Organization: `default` vs `moqe`

--isq-organization selects which layers get quantized:

default: every linear layer the pipeline exposes for quantization.
moqe: only MoE expert layers; the shared (non-expert) trunk stays at native precision.

moqe is useful on mixture-of-experts models where the experts dominate parameter count. Non-MoE models do nothing meaningful with it.

imatrix

An importance matrix is a per-weight scaling factor derived from running the unquantized model on calibration data and measuring each weight’s contribution to output activations. The quantizer uses it to allocate precision to higher-impact weights.

Two flags:

--imatrix <path>: load an existing imatrix file.
--calibration-file <path>: generate an imatrix from calibration text at load time.

The two conflict. --imatrix is reused across runs; --calibration-file re-generates on every load. imatrix affects the Q*K and HQQ formats; AFQ and legacy GGML formats are unaffected.

Interaction with paged attention and flash attention

ISQ applies to weights. The KV cache is a separate budget, paged attention manages its memory independently, and --pa-cache-type quantizes the cache itself.
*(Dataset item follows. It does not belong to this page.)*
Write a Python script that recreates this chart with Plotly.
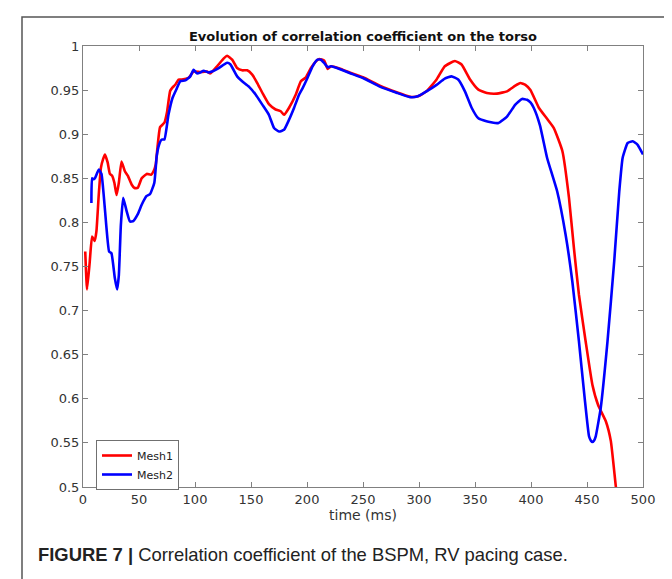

Flash attention operates on activations, not weights, and composes with any ISQ format.

UQFF

UQFF files are a serialized form of an ISQ-quantized model. mistralrs quantize runs ISQ and writes the result; --from-uqff loads that file without re-running the quantization step. Quality is identical at the same ISQ type; only load time differs.